**Job:**
Print the first line of the material below and each line after it, exactly as written, ending with the line that contains "(aim4) at (45,286)".

**Recorded information:**
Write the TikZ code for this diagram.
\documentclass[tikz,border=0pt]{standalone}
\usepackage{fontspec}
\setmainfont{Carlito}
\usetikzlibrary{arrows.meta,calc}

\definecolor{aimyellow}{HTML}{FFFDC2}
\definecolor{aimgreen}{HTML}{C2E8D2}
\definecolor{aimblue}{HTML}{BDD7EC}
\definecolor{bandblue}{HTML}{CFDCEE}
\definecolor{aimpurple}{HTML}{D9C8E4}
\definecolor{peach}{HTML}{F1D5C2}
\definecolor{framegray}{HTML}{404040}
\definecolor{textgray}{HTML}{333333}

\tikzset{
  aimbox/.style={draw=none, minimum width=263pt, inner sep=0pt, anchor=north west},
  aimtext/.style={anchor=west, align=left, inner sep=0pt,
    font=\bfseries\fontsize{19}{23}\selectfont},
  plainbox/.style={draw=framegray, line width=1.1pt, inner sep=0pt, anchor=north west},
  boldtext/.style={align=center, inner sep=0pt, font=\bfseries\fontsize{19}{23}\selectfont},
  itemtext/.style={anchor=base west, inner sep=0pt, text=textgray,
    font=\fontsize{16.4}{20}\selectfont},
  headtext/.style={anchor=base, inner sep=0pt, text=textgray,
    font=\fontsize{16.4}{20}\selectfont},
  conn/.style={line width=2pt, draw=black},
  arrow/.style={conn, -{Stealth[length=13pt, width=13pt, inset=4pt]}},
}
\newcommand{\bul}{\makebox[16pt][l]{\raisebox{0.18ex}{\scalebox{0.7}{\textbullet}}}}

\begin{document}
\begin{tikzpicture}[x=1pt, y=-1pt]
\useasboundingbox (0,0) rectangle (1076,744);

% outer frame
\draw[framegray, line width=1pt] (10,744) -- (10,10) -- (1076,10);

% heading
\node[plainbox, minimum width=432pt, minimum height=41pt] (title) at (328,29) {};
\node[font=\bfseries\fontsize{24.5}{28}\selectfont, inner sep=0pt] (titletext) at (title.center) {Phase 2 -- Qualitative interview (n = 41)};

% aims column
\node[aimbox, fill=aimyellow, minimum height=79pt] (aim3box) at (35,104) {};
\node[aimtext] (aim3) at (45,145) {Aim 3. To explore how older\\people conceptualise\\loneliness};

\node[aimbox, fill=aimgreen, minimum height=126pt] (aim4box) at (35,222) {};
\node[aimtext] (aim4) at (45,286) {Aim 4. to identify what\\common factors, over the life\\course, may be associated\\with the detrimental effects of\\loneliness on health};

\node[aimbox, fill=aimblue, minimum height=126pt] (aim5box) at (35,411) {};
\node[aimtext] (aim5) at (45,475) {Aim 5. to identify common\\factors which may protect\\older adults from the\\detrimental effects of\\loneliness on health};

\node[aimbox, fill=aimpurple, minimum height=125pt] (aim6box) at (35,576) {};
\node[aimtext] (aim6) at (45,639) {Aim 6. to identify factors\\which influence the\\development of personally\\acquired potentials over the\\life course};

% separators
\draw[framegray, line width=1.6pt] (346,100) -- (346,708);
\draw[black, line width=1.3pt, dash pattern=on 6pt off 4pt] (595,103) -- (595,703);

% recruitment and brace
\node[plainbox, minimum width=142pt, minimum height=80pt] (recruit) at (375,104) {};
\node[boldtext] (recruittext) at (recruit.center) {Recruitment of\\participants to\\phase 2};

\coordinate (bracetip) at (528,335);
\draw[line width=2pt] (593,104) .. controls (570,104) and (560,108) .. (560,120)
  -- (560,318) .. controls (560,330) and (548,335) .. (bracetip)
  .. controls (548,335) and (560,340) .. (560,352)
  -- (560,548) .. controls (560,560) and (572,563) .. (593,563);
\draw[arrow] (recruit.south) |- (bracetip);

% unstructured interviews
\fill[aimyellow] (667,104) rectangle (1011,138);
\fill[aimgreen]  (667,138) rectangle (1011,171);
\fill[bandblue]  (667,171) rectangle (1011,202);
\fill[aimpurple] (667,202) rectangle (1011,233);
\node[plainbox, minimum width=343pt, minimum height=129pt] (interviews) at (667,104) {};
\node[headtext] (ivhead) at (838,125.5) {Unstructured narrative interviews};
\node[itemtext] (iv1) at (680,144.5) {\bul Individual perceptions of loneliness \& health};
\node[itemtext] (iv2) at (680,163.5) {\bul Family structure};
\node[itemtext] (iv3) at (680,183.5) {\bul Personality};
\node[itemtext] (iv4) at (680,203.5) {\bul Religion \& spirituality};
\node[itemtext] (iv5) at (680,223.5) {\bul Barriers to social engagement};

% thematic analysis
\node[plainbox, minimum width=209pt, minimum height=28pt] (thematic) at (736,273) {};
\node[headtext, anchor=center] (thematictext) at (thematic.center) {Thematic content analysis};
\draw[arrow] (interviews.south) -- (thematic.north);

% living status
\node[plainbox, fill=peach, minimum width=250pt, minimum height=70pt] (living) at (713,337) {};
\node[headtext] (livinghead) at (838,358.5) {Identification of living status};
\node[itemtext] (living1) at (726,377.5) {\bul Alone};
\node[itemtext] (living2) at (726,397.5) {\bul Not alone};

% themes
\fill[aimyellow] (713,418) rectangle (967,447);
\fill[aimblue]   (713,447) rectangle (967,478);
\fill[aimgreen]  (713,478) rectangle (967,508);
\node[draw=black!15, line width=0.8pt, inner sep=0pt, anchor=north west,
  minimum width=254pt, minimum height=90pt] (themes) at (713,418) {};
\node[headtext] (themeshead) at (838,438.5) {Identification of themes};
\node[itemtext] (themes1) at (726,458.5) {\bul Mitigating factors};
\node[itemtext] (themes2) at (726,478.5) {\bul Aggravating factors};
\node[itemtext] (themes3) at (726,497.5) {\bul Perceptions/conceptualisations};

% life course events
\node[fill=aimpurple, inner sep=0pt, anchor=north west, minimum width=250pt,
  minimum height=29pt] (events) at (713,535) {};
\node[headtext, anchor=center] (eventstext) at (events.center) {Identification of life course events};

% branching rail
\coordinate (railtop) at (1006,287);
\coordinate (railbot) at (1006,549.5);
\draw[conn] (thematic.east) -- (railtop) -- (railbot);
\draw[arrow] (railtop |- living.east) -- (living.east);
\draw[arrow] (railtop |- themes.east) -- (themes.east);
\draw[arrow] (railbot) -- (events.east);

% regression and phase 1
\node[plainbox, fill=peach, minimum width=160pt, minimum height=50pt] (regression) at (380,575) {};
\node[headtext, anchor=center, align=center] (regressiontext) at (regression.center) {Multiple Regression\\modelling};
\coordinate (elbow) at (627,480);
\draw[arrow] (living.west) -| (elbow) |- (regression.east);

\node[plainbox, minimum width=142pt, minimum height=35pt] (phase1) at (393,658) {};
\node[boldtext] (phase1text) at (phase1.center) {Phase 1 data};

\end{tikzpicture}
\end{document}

**Solution for this exercise:**
Write the TikZ code for this diagram.
\documentclass[tikz,border=0pt]{standalone}
\usepackage{fontspec}
\setmainfont{Carlito}
\usetikzlibrary{arrows.meta,calc}

\definecolor{aimyellow}{HTML}{FFFDC2}
\definecolor{aimgreen}{HTML}{C2E8D2}
\definecolor{aimblue}{HTML}{BDD7EC}
\definecolor{bandblue}{HTML}{CFDCEE}
\definecolor{aimpurple}{HTML}{D9C8E4}
\definecolor{peach}{HTML}{F1D5C2}
\definecolor{framegray}{HTML}{404040}
\definecolor{textgray}{HTML}{333333}

\tikzset{
  aimbox/.style={draw=none, minimum width=263pt, inner sep=0pt, anchor=north west},
  aimtext/.style={anchor=west, align=left, inner sep=0pt,
    font=\bfseries\fontsize{19}{23}\selectfont},
  plainbox/.style={draw=framegray, line width=1.1pt, inner sep=0pt, anchor=north west},
  boldtext/.style={align=center, inner sep=0pt, font=\bfseries\fontsize{19}{23}\selectfont},
  itemtext/.style={anchor=base west, inner sep=0pt, text=textgray,
    font=\fontsize{16.4}{20}\selectfont},
  headtext/.style={anchor=base, inner sep=0pt, text=textgray,
    font=\fontsize{16.4}{20}\selectfont},
  conn/.style={line width=2pt, draw=black},
  arrow/.style={conn, -{Stealth[length=13pt, width=13pt, inset=4pt]}},
}
\newcommand{\bul}{\makebox[16pt][l]{\raisebox{0.18ex}{\scalebox{0.7}{\textbullet}}}}

\begin{document}
\begin{tikzpicture}[x=1pt, y=-1pt]
\useasboundingbox (0,0) rectangle (1076,744);

% outer frame
\draw[framegray, line width=1pt] (10,744) -- (10,10) -- (1076,10);

% heading
\node[plainbox, minimum width=432pt, minimum height=41pt] (title) at (328,29) {};
\node[font=\bfseries\fontsize{24.5}{28}\selectfont, inner sep=0pt] (titletext) at (title.center) {Phase 2 -- Qualitative interview (n = 41)};

% aims column
\node[aimbox, fill=aimyellow, minimum height=79pt] (aim3box) at (35,104) {};
\node[aimtext] (aim3) at (45,145) {Aim 3. To explore how older\\people conceptualise\\loneliness};

\node[aimbox, fill=aimgreen, minimum height=126pt] (aim4box) at (35,222) {};
\node[aimtext] (aim4) at (45,286) {Aim 4. to identify what\\common factors, over the life\\course, may be associated\\with the detrimental effects of\\loneliness on health};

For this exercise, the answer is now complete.